Imagine that you have a relatively stiff spring in your hands. Hold one end of the spring in each hand, and hold your left hand stationary while you extend your right hand away from you. You will observe that the spring gets longer, and that you feel it pull on your left hand. Furthermore, the longer the spring is, the harder it pulls on your hand.
Terminology: We say that the stretched spring exerts a force on your left hand.
At this point, you would be justified in claiming that there is a one-to-one relationship between the length of the spring $\ell$ and the force exerted on your left hand $F$. This spring is now your force gauge - you can now subject various objects to the same force by attaching the spring and ensuring that it maintains a constant length.
Now that you have an instrument, consider an experiment. In your laboratory, you have a long, frictionless track (like an air track) and a cart whose mass you can change by stacking blocks on it. You notice that when you push on the cart, it accelerates, and you would like to quantify this relationship.
You attach your spring to the end of your cart and pull in such a way that your spring maintains a constant length of, say, $\ell=5$ cm, and therefore exerts a consistent force $F$. You measure the resulting acceleration, and then repeat the experiment by stacking different combinations of blocks on it.

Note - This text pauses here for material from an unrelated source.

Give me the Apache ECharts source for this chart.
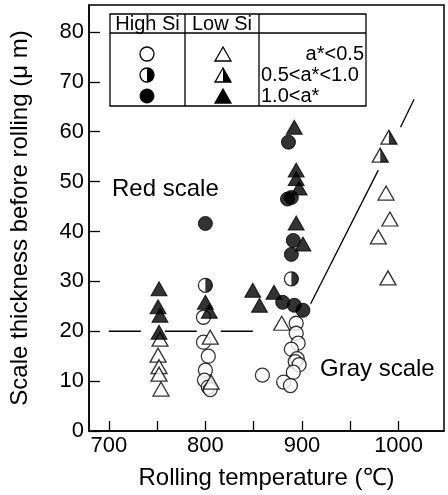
<!DOCTYPE html>
<html>
<head>
<meta charset="utf-8">
<script src="https://cdn.jsdelivr.net/npm/echarts@6/dist/echarts.min.js"></script>
<style>
html, body { margin: 0; padding: 0; background: #fff; }
#chart { width: 448px; height: 495px; }
</style>
</head>
<body>
<div id="chart"></div>
<script>
// axis ticks / labels
const xTicks = [700, 750, 800, 850, 900, 950, 1000]
const xLabels = [700, 800, 900, 1000]
const yTicks = [0, 10, 20, 30, 40, 50, 60, 70, 80]

// High Si (circles)  [temperature, thickness]
const highLow = [ // a*<0.5
    [798, 22.8], [798, 17.8], [803, 15.0], [800, 12.2], [799, 10.2], [803, 8.8], [805, 8.3],
    [859, 11.2],
    [894, 21.6], [894, 19.6], [896, 17.6], [889, 16.4], [895, 14.5], [893, 13.9], [897, 13.3],
    [891, 11.8], [881, 9.8], [888, 9.1]
]
const highMid = [ // 0.5<a*<1.0
    [800, 29.2], [889, 30.5]
]
const highHigh = [ // 1.0<a*
    [800, 41.6], [886, 57.9], [885, 46.5], [889, 46.8], [891, 38.2], [889, 35.4],
    [880, 25.8], [892, 25.2], [901, 24.2]
]

// Low Si (triangles)
const lowLow = [
    [753, 18.4], [751, 15.2], [752, 12.9], [752, 11.4], [754, 8.4],
    [805, 18.8], [806, 9.8],
    [879, 21.6],
    [987, 47.7], [991, 42.5], [979, 38.9], [989, 30.7]
]
const lowMid = [
    [990, 58.9], [981, 55.3]
]
const lowHigh = [
    [752, 28.5], [751, 24.9], [753, 23.2], [752, 19.8],
    [800, 25.8], [804, 24.0],
    [849, 28.2], [856, 25.2], [871, 27.8],
    [892, 60.9], [894, 52.3], [894, 50.6], [897, 48.7], [894, 41.7], [901, 37.5]
]

// guide lines
const redLine = [[700, 20], [873, 20]]
const grayLineLow = [[909, 25.5], [979, 52.3]]
const grayLineHigh = [[1002, 60.9], [1016, 66.5]]

const FONT = "'Liberation Sans', Arial, sans-serif"
const HALF_DISC = "path://M0,0 A10,10 0 0 1 0,20 Z"
const HALF_TRI = "path://M0,0 L0,10 L5,10 Z"
const CIRCLE = 14
const TRI = [16, 14]

let openStyle = { color: "#fff", borderColor: "#000", borderWidth: 1.3 }
let fillStyle = { color: "#000", borderColor: "#000", borderWidth: 1 }

function scatter(data, symbol, size, style, offset){
    return {
        type: "scatter",
        data: data,
        symbol: symbol,
        symbolSize: size,
        symbolOffset: offset || [0, 0],
        itemStyle: style,
        silent: true,
        z: 3
    }
}
function guide(data, dash){
    return {
        type: "line",
        data: data,
        symbol: "none",
        silent: true,
        lineStyle: { color: "#000", width: 1.3, type: dash || "solid" },
        z: 2
    }
}

// legend table, drawn as graphics
let rows = [54, 75, 96]
let legendFont = "20px " + FONT
let legend = [
    { type: "rect", shape: { x: 110, y: 14, width: 256, height: 92 }, style: { fill: "#fff", stroke: "#000", lineWidth: 1.3 } },
    { type: "line", shape: { x1: 110, y1: 33, x2: 366, y2: 33 }, style: { stroke: "#000", lineWidth: 1.3 } },
    { type: "line", shape: { x1: 185, y1: 14, x2: 185, y2: 106 }, style: { stroke: "#000", lineWidth: 1.3 } },
    { type: "line", shape: { x1: 259, y1: 14, x2: 259, y2: 106 }, style: { stroke: "#000", lineWidth: 1.3 } },
    { type: "text", x: 147.5, y: 24, style: { text: "High Si", font: legendFont, fill: "#000", align: "center", verticalAlign: "middle" } },
    { type: "text", x: 222, y: 24, style: { text: "Low Si", font: legendFont, fill: "#000", align: "center", verticalAlign: "middle" } },
    { type: "text", x: 364, y: rows[0], style: { text: "a*<0.5", font: legendFont, fill: "#000", align: "right", verticalAlign: "middle" } },
    { type: "text", x: 261, y: rows[1], style: { text: "0.5<a*<1.0", font: legendFont, fill: "#000", align: "left", verticalAlign: "middle" } },
    { type: "text", x: 261, y: rows[2], style: { text: "1.0<a*", font: legendFont, fill: "#000", align: "left", verticalAlign: "middle" } },
    // circles
    { type: "circle", shape: { cx: 147, cy: rows[0], r: 7 }, style: { fill: "#fff", stroke: "#000", lineWidth: 1.3 } },
    { type: "circle", shape: { cx: 147, cy: rows[1], r: 7 }, style: { fill: "#fff", stroke: "#000", lineWidth: 1.3 } },
    { type: "sector", shape: { cx: 147, cy: rows[1], r: 7, startAngle: -Math.PI / 2, endAngle: Math.PI / 2 }, style: { fill: "#000" } },
    { type: "circle", shape: { cx: 147, cy: rows[2], r: 7 }, style: { fill: "#000", stroke: "#000", lineWidth: 1 } },
]
function tri(cx, cy, fill){
    return { type: "polygon", shape: { points: [[cx, cy - 7], [cx - 8, cy + 7], [cx + 8, cy + 7]] }, style: { fill: fill, stroke: "#000", lineWidth: 1.3 } }
}
legend.push(tri(223, rows[0], "#fff"))
legend.push(tri(223, rows[1], "#fff"))
legend.push({ type: "polygon", shape: { points: [[223, rows[1] - 7], [223, rows[1] + 7], [231, rows[1] + 7]] }, style: { fill: "#000" } })
legend.push(tri(223, rows[2], "#000"))

let myChart = echarts.init(document.getElementById("chart"))
let option = {
    animation: false,
    backgroundColor: "#fff",
    textStyle: { fontFamily: FONT, color: "#000" },
    grid: {
        left: 87, right: 4, top: 5, bottom: 64,
        show: true,
        borderColor: "#000",
        borderWidth: 1.5
    },
    xAxis: {
        type: "value",
        min: 679.5,
        max: 1047,
        name: "Rolling temperature (\u2103)",
        nameLocation: "middle",
        nameGap: 35,
        nameTextStyle: { fontSize: 24, color: "#000", fontFamily: FONT },
        splitLine: { show: false },
        axisLine: { lineStyle: { color: "#000", width: 1.5 } },
        axisTick: { inside: true, length: 10, customValues: xTicks, lineStyle: { color: "#000", width: 1.3 } },
        axisLabel: { customValues: xLabels, formatter: v => String(v), fontSize: 22, color: "#000", margin: 4, fontFamily: FONT }
    },
    yAxis: {
        type: "value",
        min: 0,
        max: 85.4,
        name: "Scale thickness before rolling (\u03bc m)",
        nameLocation: "middle",
        nameGap: 57,
        nameTextStyle: { fontSize: 24, color: "#000", fontFamily: FONT },
        splitLine: { show: false },
        axisLine: { lineStyle: { color: "#000", width: 1.5 } },
        axisTick: { inside: true, length: 11, customValues: yTicks, lineStyle: { color: "#000", width: 1.3 } },
        axisLabel: { customValues: yTicks, formatter: v => String(v), fontSize: 22, color: "#000", margin: 5, fontFamily: FONT }
    },
    graphic: [
        { type: "text", left: 112, top: 177, style: { text: "Red scale", font: "24px " + FONT, fill: "#000" } },
        { type: "text", left: 320, top: 357, style: { text: "Gray scale", font: "24px " + FONT, fill: "#000" } },
        { type: "group", left: 0, top: 0, bounding: "raw", children: legend, z: 10 }
    ],
    series: [
        guide(redLine, [32, 24]),
        guide(grayLineLow),
        guide(grayLineHigh),
        scatter(highLow, "circle", CIRCLE, openStyle),
        scatter(lowLow, "triangle", TRI, openStyle),
        scatter(highMid, "circle", CIRCLE, openStyle),
        scatter(highMid, HALF_DISC, [7, 14], { color: "#000" }, [3.5, 0]),
        scatter(lowMid, "triangle", TRI, openStyle),
        scatter(lowMid, HALF_TRI, [8, 14], { color: "#000" }, [4, 0]),
        scatter(highHigh, "circle", CIRCLE, fillStyle),
        scatter(lowHigh, "triangle", TRI, fillStyle)
    ]
}
myChart.setOption(option)
</script>
</body>
</html>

At the end of the experiment you find that the acceleration of the cart is inversely proportional to its mass when the force exerted upon it is held fixed.
For the next experiment, you take several identical springs and attach them all to the block "in parallel." You reason that if one spring exerts a force $F$ on the block, then $N$ identical springs (all stretched to the same length as the original) will exert $N$ times the original force. Under this fairly mild assumption, you hold the mass of your cart fixed and measure its acceleration when subjected to various different forces. At the end of your experiment, you find that the acceleration of the cart is proportional to the force exerted upon it when its mass is held fixed.
At the end of your long day of experimentation, you are therefore led to postulate that
$$F \propto m a$$
$$\implies F = k ma$$
for some constant $k$. If you choose a value for $k$, then this relationship allows you to assign a numerical value to $F$, which would be quite useful. It is, after all, much easier to report a numerical value than to say "the force exerted by my favorite laboratory spring when it is stretched to a length of $5$ cm."
All that remains is to choose a value for $k$. Because you love to measure mass in kilograms, distance in meters, and time in seconds, you say
This quantity force is to be measured in units of Newtons, such that a total force of $1$ N will accelerate a $1$ kg object at $1$ m/s$^2$.
This amounts to choosing $k=1 \frac{\text{N}}{\text{kg}\cdot\text{m}/\text{s}^2}$.